The death toll from the bubonic plague in Uganda continues to rise as the government struggles to come up with a clear response even though early signs of the disease were detected at the beginning this year.
At least 68 people have died since February when the plague was first reported, and now health experts warn that it could spread rapidly in the absence of an adequate response from health workers and local communities. About 32,000 people are at risk of catching the disease if they do not take precautions.
The outbreak was initially restricted to one district but has now spread to two others, where 73 cases have been reported.
Arua District Health Officer Dr Patrick Anguzu said the area has been registering a few cases every year, but this year the numbers started rising, reaching alarming levels in August.
All the deaths are as a result of delays in seeking medical treatment as victims associate the disease with witchcraft and opt for traditional medicine, health officials claim.
Critics, however, say the government’s response, whose main thrust is behaviour change, is uncoordinated.

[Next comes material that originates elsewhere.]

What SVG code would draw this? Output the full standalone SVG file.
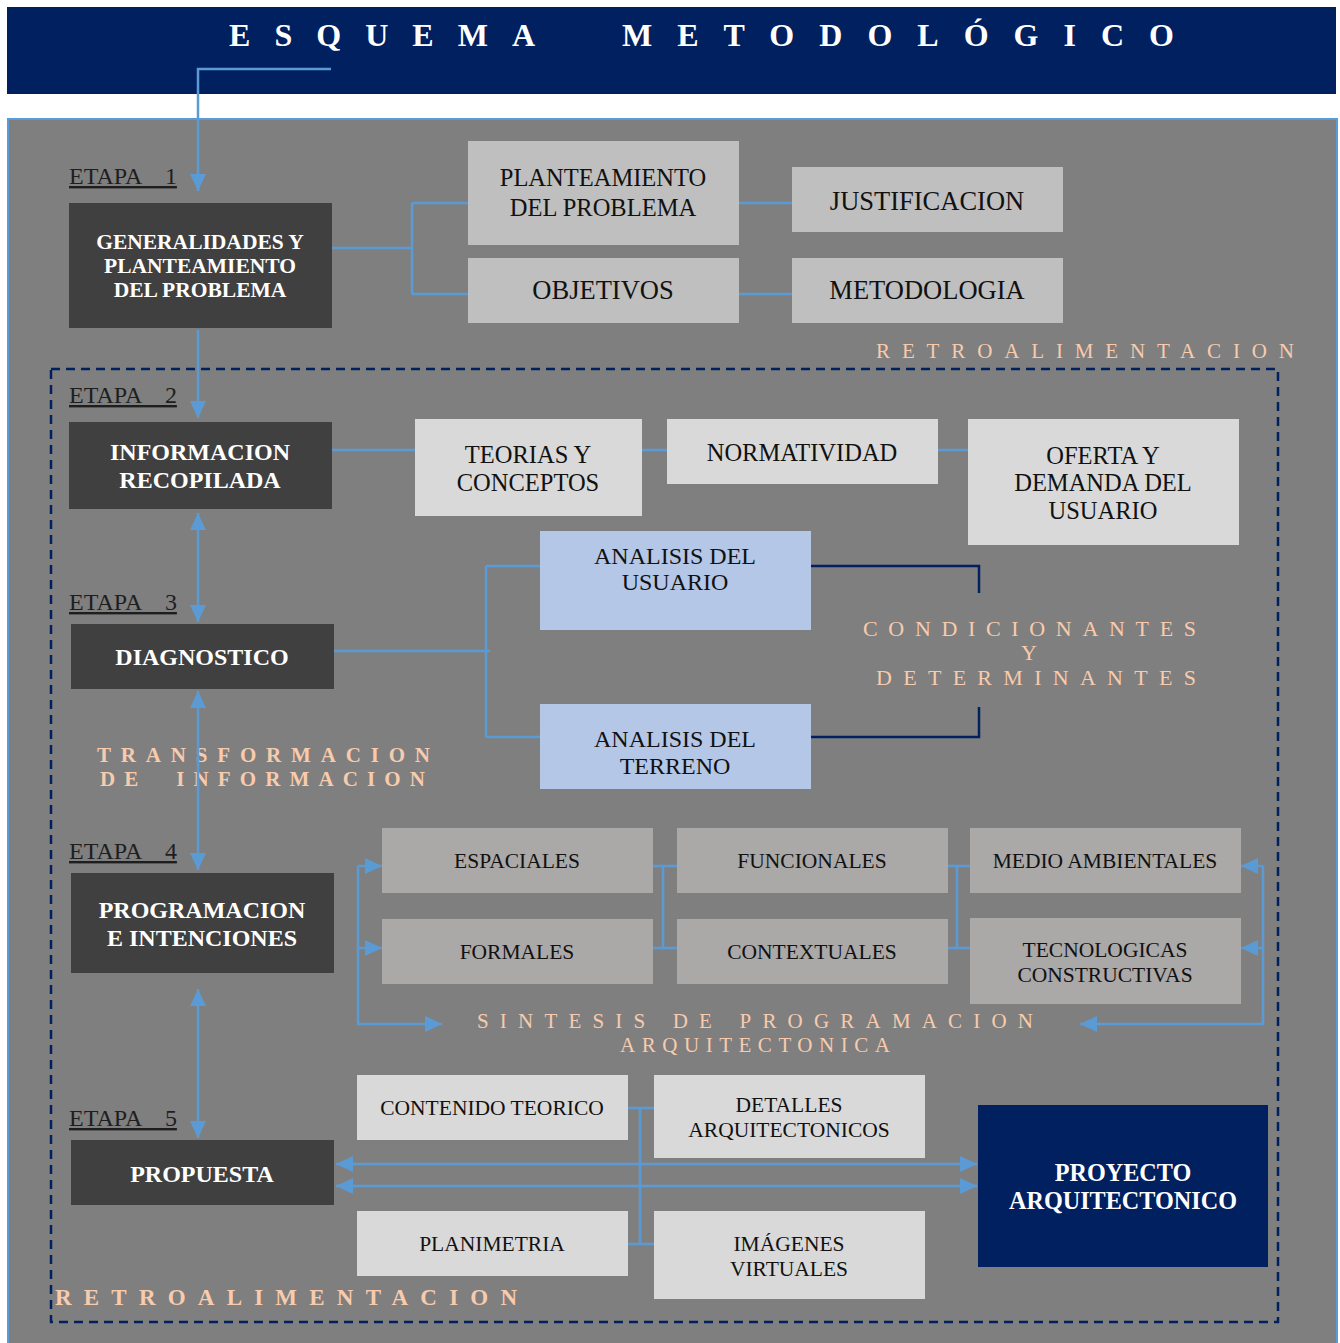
<svg xmlns="http://www.w3.org/2000/svg" width="1340" height="1343" viewBox="0 0 1340 1343">
<style>
.t{font-family:"Liberation Serif","Times New Roman",serif;}
.dk{fill:#404040;}
.l1{fill:#BFBFBF;}
.l2{fill:#D9D9D9;}
.l4{fill:#ABA8A8;}
.bl{fill:#B4C7E7;}
.wb{font-family:"Liberation Serif","Times New Roman",serif;font-weight:bold;fill:#FFFFFF;text-anchor:middle;}
.bk{font-family:"Liberation Serif","Times New Roman",serif;fill:#111111;text-anchor:middle;}
.et{font-family:"Liberation Serif","Times New Roman",serif;font-size:24px;fill:#1E1E1E;text-decoration:underline;white-space:pre;}
.pe{font-family:"Liberation Serif","Times New Roman",serif;fill:#F8CBAD;}
.cn{fill:none;stroke:#5B9BD5;stroke-width:2.5;}
.nv{fill:none;stroke:#002060;stroke-width:2.5;}
</style>
<defs>
<marker id="ah" markerUnits="userSpaceOnUse" markerWidth="17" markerHeight="16" refX="17" refY="8" orient="auto-start-reverse">
<path d="M0,0 L17,8 L0,16 z" fill="#5B9BD5"/>
</marker>
</defs>
<rect width="1340" height="1343" fill="#FFFFFF"/>
<g id="title">
<rect x="7" y="7" width="1329" height="87" fill="#002060"/>
<text class="t" x="229" y="46" font-size="32" font-weight="bold" fill="#FFFFFF" textLength="306" lengthAdjust="spacing">ESQUEMA</text>
<text class="t" x="622" y="46" font-size="32" font-weight="bold" fill="#FFFFFF" textLength="552" lengthAdjust="spacing">METODOLÓGICO</text>
</g>
<g id="panel">
<rect x="8" y="119" width="1329" height="1230" fill="#7F7F7F" stroke="#5B9BD5" stroke-width="2"/>
<rect x="51" y="369" width="1227" height="953" fill="none" stroke="#002060" stroke-width="2.5" stroke-dasharray="9,6"/>
</g>
<g id="labels">
<text class="et" x="69" y="184" xml:space="preserve">ETAPA    1</text>
<text class="et" x="69" y="403" xml:space="preserve">ETAPA    2</text>
<text class="et" x="69" y="610" xml:space="preserve">ETAPA    3</text>
<text class="et" x="69" y="859" xml:space="preserve">ETAPA    4</text>
<text class="et" x="69" y="1126" xml:space="preserve">ETAPA    5</text>
<text class="pe" x="876" y="358" font-size="21" textLength="418" lengthAdjust="spacing">RETROALIMENTACION</text>
<text class="pe" x="55" y="1305" font-size="23" font-weight="bold" textLength="462" lengthAdjust="spacing">RETROALIMENTACION</text>
<text class="pe" x="863" y="636" font-size="22" textLength="333" lengthAdjust="spacing">CONDICIONANTES</text>
<text class="pe" x="1029" y="660" font-size="22" text-anchor="middle">Y</text>
<text class="pe" x="876" y="685" font-size="22" textLength="320" lengthAdjust="spacing">DETERMINANTES</text>
<text class="pe" x="97" y="762" font-size="21" font-weight="bold" textLength="333" lengthAdjust="spacing">TRANSFORMACION</text>
<text class="pe" x="100" y="786" font-size="21" font-weight="bold" textLength="325" lengthAdjust="spacing" xml:space="preserve">DE  INFORMACION</text>
<text class="pe" x="477" y="1028" font-size="21" textLength="556" lengthAdjust="spacing" xml:space="preserve">SINTESIS DE PROGRAMACION</text>
<text class="pe" x="620" y="1052" font-size="21" textLength="270" lengthAdjust="spacing">ARQUITECTONICA</text>
</g>
<g id="connectors">
<path class="cn" d="M331,69 H198 V191" marker-end="url(#ah)"/>
<path class="cn" d="M332,248 H412 M412,203 V294 M412,203 H468 M412,294 H468 M739,203 H792 M739,294 H792"/>
<path class="cn" d="M198,330 V418" marker-end="url(#ah)"/>
<path class="cn" d="M332,450 H415 M642,450 H667 M938,450 H968"/>
<path class="cn" d="M198,513 V622" marker-start="url(#ah)" marker-end="url(#ah)"/>
<path class="cn" d="M334,651 H490 M486,566 V737 M486,566 H540 M486,737 H540"/>
<path class="nv" d="M811,566 H979 V593 M811,737 H979 V707"/>
<path class="cn" d="M198,691 V870" marker-start="url(#ah)" marker-end="url(#ah)"/>
<path class="cn" d="M653,866 H677 M653,948 H677 M663,866 V948 M948,866 H970 M948,948 H970 M957,866 V948"/>
<path class="cn" d="M358,866 H382" marker-end="url(#ah)"/>
<path class="cn" d="M358,948 H382" marker-end="url(#ah)"/>
<path class="cn" d="M358,866 V1024 H442" marker-end="url(#ah)"/>
<path class="cn" d="M1263,866 H1241" marker-end="url(#ah)"/>
<path class="cn" d="M1263,948 H1241" marker-end="url(#ah)"/>
<path class="cn" d="M1263,866 V1024 H1080" marker-end="url(#ah)"/>
<path class="cn" d="M198,989 V1138" marker-start="url(#ah)" marker-end="url(#ah)"/>
<path class="cn" d="M628,1108 H654 M628,1244 H654 M640,1108 V1244"/>
<path class="cn" d="M336,1164 H977" marker-start="url(#ah)" marker-end="url(#ah)"/>
<path class="cn" d="M336,1186 H977" marker-start="url(#ah)" marker-end="url(#ah)"/>
</g>
<g id="n-generalidades"><rect class="dk" x="69" y="203" width="263" height="125"/>
<text class="wb" font-size="21.5"><tspan x="200" y="249">GENERALIDADES Y</tspan><tspan x="200" y="273">PLANTEAMIENTO</tspan><tspan x="200" y="297">DEL PROBLEMA</tspan></text></g>
<g id="n-planteamiento"><rect class="l1" x="468" y="141" width="271" height="104"/>
<text class="bk" font-size="24.5"><tspan x="603" y="186">PLANTEAMIENTO</tspan><tspan x="603" y="216">DEL PROBLEMA</tspan></text></g>
<g id="n-justificacion"><rect class="l1" x="792" y="167" width="271" height="65"/>
<text class="bk" font-size="26.5" x="927" y="210">JUSTIFICACION</text></g>
<g id="n-objetivos"><rect class="l1" x="468" y="258" width="271" height="65"/>
<text class="bk" font-size="26.5" x="603" y="299">OBJETIVOS</text></g>
<g id="n-metodologia"><rect class="l1" x="792" y="258" width="271" height="65"/>
<text class="bk" font-size="26.5" x="927" y="299">METODOLOGIA</text></g>
<g id="n-informacion"><rect class="dk" x="69" y="422" width="263" height="87"/>
<text class="wb" font-size="24"><tspan x="200" y="460">INFORMACION</tspan><tspan x="200" y="488">RECOPILADA</tspan></text></g>
<g id="n-teorias"><rect class="l2" x="415" y="419" width="227" height="97"/>
<text class="bk" font-size="24.5"><tspan x="528" y="463">TEORIAS Y</tspan><tspan x="528" y="491">CONCEPTOS</tspan></text></g>
<g id="n-normatividad"><rect class="l2" x="667" y="419" width="271" height="65"/>
<text class="bk" font-size="24.5" x="802" y="461">NORMATIVIDAD</text></g>
<g id="n-oferta"><rect class="l2" x="968" y="419" width="271" height="126"/>
<text class="bk" font-size="24.5"><tspan x="1103" y="464">OFERTA Y</tspan><tspan x="1103" y="491">DEMANDA DEL</tspan><tspan x="1103" y="519">USUARIO</tspan></text></g>
<g id="n-diagnostico"><rect class="dk" x="71" y="624" width="263" height="65"/>
<text class="wb" font-size="24" x="202" y="665">DIAGNOSTICO</text></g>
<g id="n-usuario"><rect class="bl" x="540" y="531" width="271" height="99"/>
<text class="bk" font-size="24"><tspan x="675" y="564">ANALISIS DEL</tspan><tspan x="675" y="590">USUARIO</tspan></text></g>
<g id="n-terreno"><rect class="bl" x="540" y="704" width="271" height="85"/>
<text class="bk" font-size="24"><tspan x="675" y="747">ANALISIS DEL</tspan><tspan x="675" y="774">TERRENO</tspan></text></g>
<g id="n-programacion"><rect class="dk" x="71" y="873" width="263" height="100"/>
<text class="wb" font-size="24"><tspan x="202" y="918">PROGRAMACION</tspan><tspan x="202" y="946">E INTENCIONES</tspan></text></g>
<g id="n-espaciales"><rect class="l4" x="382" y="828" width="271" height="65"/>
<text class="bk" font-size="21.5" x="517" y="868">ESPACIALES</text></g>
<g id="n-funcionales"><rect class="l4" x="677" y="828" width="271" height="65"/>
<text class="bk" font-size="21.5" x="812" y="868">FUNCIONALES</text></g>
<g id="n-medio"><rect class="l4" x="970" y="828" width="271" height="65"/>
<text class="bk" font-size="21.5" x="1105" y="868">MEDIO AMBIENTALES</text></g>
<g id="n-formales"><rect class="l4" x="382" y="919" width="271" height="65"/>
<text class="bk" font-size="21.5" x="517" y="959">FORMALES</text></g>
<g id="n-contextuales"><rect class="l4" x="677" y="919" width="271" height="65"/>
<text class="bk" font-size="21.5" x="812" y="959">CONTEXTUALES</text></g>
<g id="n-tecnologicas"><rect class="l4" x="970" y="918" width="271" height="86"/>
<text class="bk" font-size="21.5"><tspan x="1105" y="957">TECNOLOGICAS</tspan><tspan x="1105" y="982">CONSTRUCTIVAS</tspan></text></g>
<g id="n-propuesta"><rect class="dk" x="71" y="1140" width="263" height="65"/>
<text class="wb" font-size="24" x="202" y="1182">PROPUESTA</text></g>
<g id="n-contenido"><rect class="l2" x="357" y="1075" width="271" height="65"/>
<text class="bk" font-size="21.5" x="492" y="1115">CONTENIDO TEORICO</text></g>
<g id="n-detalles"><rect class="l2" x="654" y="1075" width="271" height="83"/>
<text class="bk" font-size="21.5"><tspan x="789" y="1112">DETALLES</tspan><tspan x="789" y="1137">ARQUITECTONICOS</tspan></text></g>
<g id="n-planimetria"><rect class="l2" x="357" y="1211" width="271" height="65"/>
<text class="bk" font-size="21.5" x="492" y="1251">PLANIMETRIA</text></g>
<g id="n-imagenes"><rect class="l2" x="654" y="1211" width="271" height="88"/>
<text class="bk" font-size="21.5"><tspan x="789" y="1251">IMÁGENES</tspan><tspan x="789" y="1276">VIRTUALES</tspan></text></g>
<g id="n-proyecto"><rect x="978" y="1105" width="290" height="162" fill="#002060"/>
<text class="wb" font-size="24.2"><tspan x="1123" y="1181">PROYECTO</tspan><tspan x="1123" y="1209">ARQUITECTONICO</tspan></text></g>
</svg>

It lacks the means to adequately educate the public, and funds have also not been allocated for these initiatives.
Dr William Mbabazi of the World Health Organisation said the rising rates of the epidemic are due to poor hygiene and sanitation because people do not clean their houses, allowing germ infected wild rats to find a conducive environment in dirty homes, thus spreading the deadly fleas.
Domestic rats then picking the fleas and due to their contact with humans, they pass on the disease.
Bubonic plague is not usually spread from one person to another, but rather from small rodents such as rats and mice to human beings.
Fleas that live on these animals act as ‘vectors’ and carry the infection from the rodents to humans once they are exposed to the bacteria from flea bites or from direct contact with an infected animal.
The plague, which mainly affects women and children, has spread into the districts of Arua and Nebbi, where residents still live in mud huts.
WHO says the casualties in these districts are victims of a cultural belief that women and children must sleep on the floor while the men sleep on beds.